The conflict further flared up with India firing the first salvo on February 26, claiming to have bombed three alleged terror camps of Pakistan-based militant group Jaish-e-Mohammed (JeM) in retaliation for the February 14 suicide attack, for which JeM had claimed responsibility. Pakistan maintains that no such camps existed at the locations bombed by the Indian fighter jets, but saw the act as a violation of its sovereign airspace as well as eco-terrorism (it accuses India of felling a handful of trees in its airstrikes, perhaps in a gesture aimed at ridiculing its neighbour's claims of using precision-guided bombs).

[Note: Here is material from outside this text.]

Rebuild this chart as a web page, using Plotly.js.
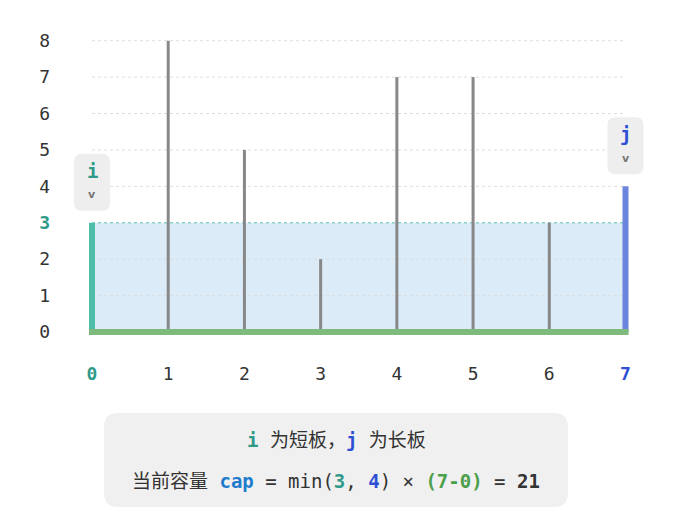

Nevertheless, in a tit-for-tat response, Pakistani fighter jets returned the favour by crossing over the LoC in what the smaller neighbour says was a demonstration of its "right, will and capability for self-defence." India, however, claims that it was a planned attack on its military installations, foiled only by the quick action of its own Air Force. In the ensuing milieu, India maintains an ageing MiG-21 Bison chased and took down a much superior F-16 fighter jet belonging to its neighbour's air force, a claim that Pakistan denies. What is confirmed, though, is that the pilot of the Indian MiG-21 was captured on the wrong side of the LoC when his plane went down after the dogfight.
Pakistan has since returned the pilot through the land border in Punjab in what it terms as a "peace gesture" while India maintains the repatriation was mandated by convention.
Either way, both the nations have initiated the violation of the other's airspace once over the past few days. If this was a sports series, the score-line would be an even-steven between the two cricket-crazy nations. Let the leaders on both sides of the border listen to their respective people and accept 1-1 as the ultimate series scorecard, awarding the trophy of this thriller to peace. From 1-1, let's move on to win-win for the two hugely capable and resourceful countries. The peoples of India and Pakistan are bound together by their undying love for cricket, besides Mughlai food, Punjabi/Bollywood music, and a taste for shared culture. Let's add 'love and respect for neighbours' as the defining force of the relationship between the two societies that together account for about one-fifth of humanity.